Please try something else or request further instructions.

read_skill failed with the message: Skill "README" not found. Available skills: none

Please try something else or request further instructions.

What is causing this and how do I fix it? This happens with almost every AI I've tested, qwen3.5, qwen3.6, LLama3.1, gemma4 and others.

[-]

idumlupinar@reddit

I started with Ollama + VS Code + Continue on Win11. Then I got similar issues. Later, I decided to use llama.cpp + OpenCode. I'm building from the source and QWEN models are quite good for me. During coding tasks I use 262k context size with 24gb vram. Because I'm using a used-gpu I had to reduce the power limit. After switching to this setup, things were smooth.

[-]

IsJaie55@reddit

I've read this several times but never tried, so OpenCode is better than Continue? cuz im really tired of Continue error tools

[-]

hurdurdur7@reddit

I think you are using a low quant of the model. Only try Q6 and up, anything beneath is prone to errors like these.

[-]

FullstackSensei@reddit

Why don't you tell us more about the models, like which quants are you using, whether you are following recommended parameters, and how you're running those models?

[-]

Long_Video7840@reddit (OP)

I'm using qwen3.5 35b exactly as it comes from ollama. I'm using vscodium with continue version 1.2.22. I'm not sure I follow what you are asking for with recommended parameters.

[-]

TheTerrasque@reddit

Oh , ollama. That explains it.

[-]

Long_Video7840@reddit (OP)

What's wrong with ollama? What do people prefer to use?

[-]

Mountain_Station3682@reddit

https://sleepingrobots.com/dreams/stop-using-ollama/

[-]

my_name_isnt_clever@reddit

This is exellent, and honestly should be a pinned post in this sub so we get less Ollama questions. People abusing FOSS culture for their own gain pisses me off.

[-]

Long_Video7840@reddit (OP)

TIL, thank you.

[-]

TheTerrasque@reddit

it's known to have issues like what you describe, usually from bad defaults or set up for other use cases.

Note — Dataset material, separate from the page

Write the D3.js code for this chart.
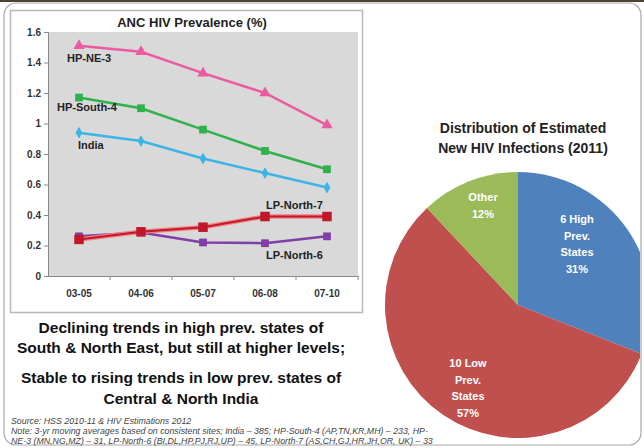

I personally use llama.cpp, but vllm is also a popular server.

What OS and hardware do you have? Especially graphics card. I can see if I can help you try via llama.cpp instead.

[-]

Long_Video7840@reddit (OP)

I'm running cachyos, I have 48GB of system memory with a 5800XT and a 3090 and 3060.

[-]

TheTerrasque@reddit

Ok, I just shared a llama.cpp config that should work well with the 3090 providing not much else hogs video ram on it, should give you a starting point to work from.

[-]

SM8085@reddit

When I stopped using ollama they didn't make it obvious what happened with context overflow situations. ie. if you're using the default 4k token context (default for <24GiB VRAM apparently) and then continue tries to use more than that. Back then they seemed to silently truncate context. If that's the case then it makes sense the bot would be confused if it's only getting part of the instructions.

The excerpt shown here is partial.